Album Review: Reflection Eternal- “Revolutions Per Minute”
The last time Brooklyn MC Talib Kweli and Cincinnati DJ Hi-Tek partnered under the Reflection Eternal moniker, it was back in 2000 with their critically acclaimed album, Train of Thought. It captured the essence of hip hop as Kweli and Tek sketched their lives as artists and young men. Train of Thought combined Kweli’s high-caliber rhymes and poetical intuition with Tek’s deeply layered beats to create a classic.
Kweli and Tek have done fairly well outside of their affliation as Reflection Eternal, with Kweli releasing three LPs since 2002 (Quality, The Beautiful Struggle and Eardrum) and Tek with his Hi-Teknology trilogy. However, both of them have reconnected on various projects, including Tek producing “More or Less” on Eardum and Kweli making numerous appearances on the Hi-Teknology series. It was only a matter of time before Kweli and Tek collaborated again as Reflection Eternal.
Ta-Da! Without further ado, Talib Kweli and Hi-Tek present: Revolutions Per Minute. Although Reflection Eternal became the oldest sophomores in hip-hop history with their latest release, the chemistry between Kweli and Tek has not wavered and has steadily become stronger. While Train of Thought enlisted beat production that incorporated pulsating drums and blaring horns, the beginning of “City Playgrounds” reverses that approach with a much more low-key sound, allowing Kweli to be heard loud and clear. In “Back Again” (featuring RES), the pace increases dramatically and focuses on their triumphant return to music. With “Strangers (Paranoid)” (featuring Bun B), capitalism, the health care system and government spying are issues fired upon by Kweli and former UGK member, Bun B.

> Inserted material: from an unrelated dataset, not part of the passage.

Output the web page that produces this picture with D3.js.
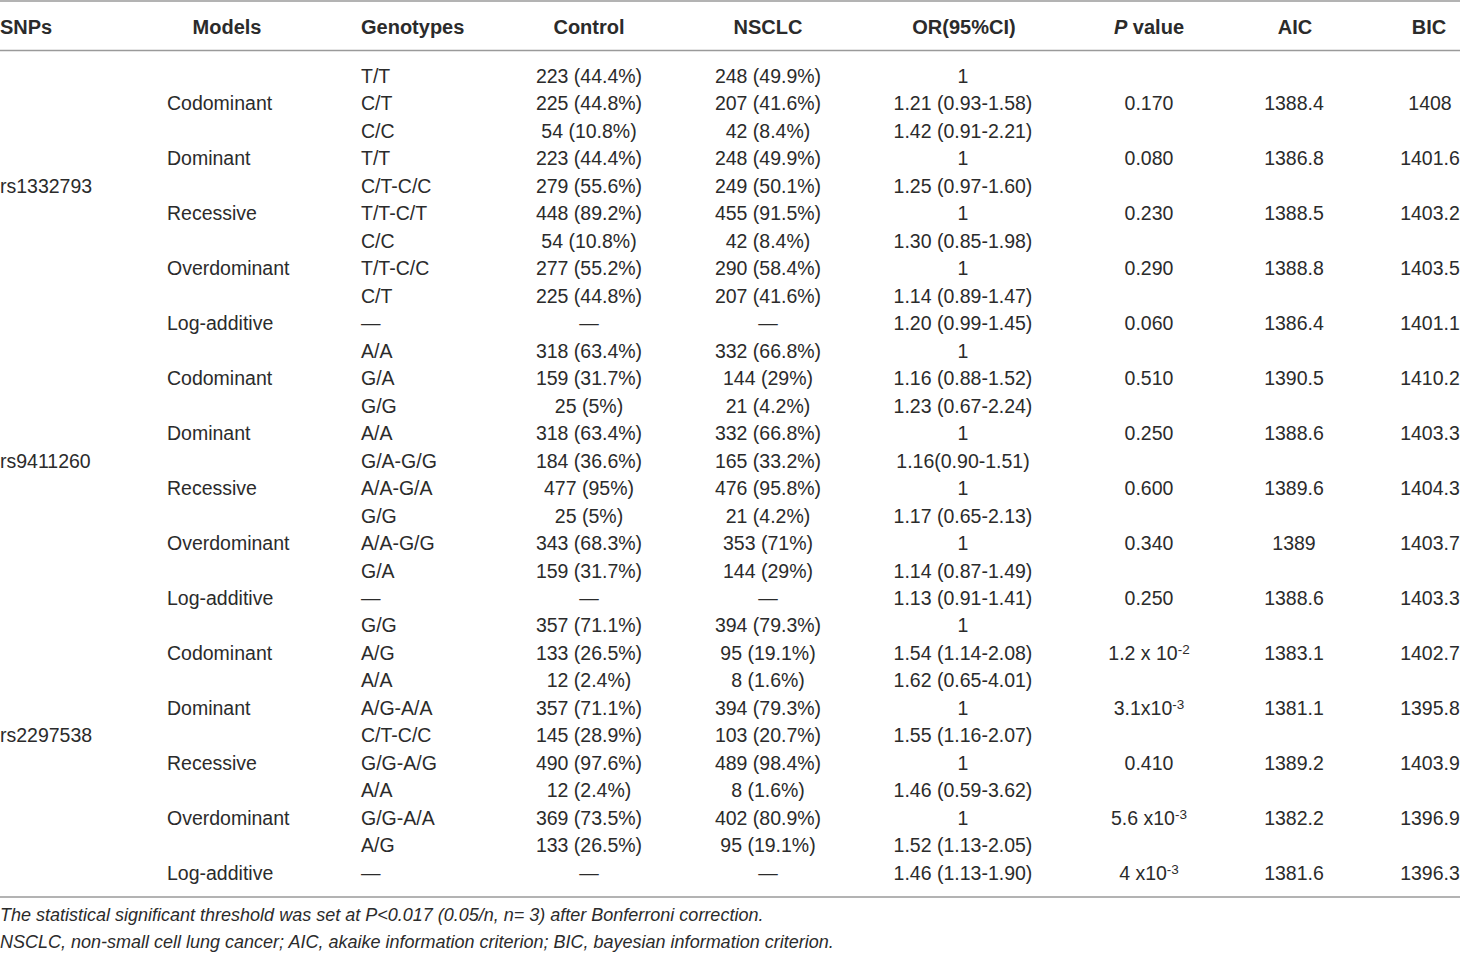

There are several standout tracks on the album, such as “In This World,” “Ballad of Black Gold” and “Just Begun.” With “In This World,” Tek concocts a marching beat for Kweli, who rhymes about the effect poverty has had on black people as well as shedding light on how hard work and diligence led him to a successful career in hip-hop. In “Ballad of Black Gold,” Kweli sounds off on the oil industry and the effect it has had on the Middle East and Nigeria. Then there is “Just Begun”, a track that encompasses three incredible lyricists: Jay Electronica, J Cole and Mos Def. An intermittent generational gap is forged between Talib Kweli and Mos Def with Jay Electronica and J Cole.
Even though Revolutions Per Minute integrates more hip hop and pop together to appeal to a larger demographic more so than Train of Thought, Kweli and Tek showcase their fortitude and virtuosity by delivering another record imbued with social and political overtones.
Although the hip-hop industry has evolved immensely over the last decade, Reflection Eternal has maintained the fundamentals of hip-hop with their consistency and devoutness to musical integrity. Talib Kweli and DJ Hi-Tek have proven that even a lengthy hiatus will not deter their spirits nor infatuation with music.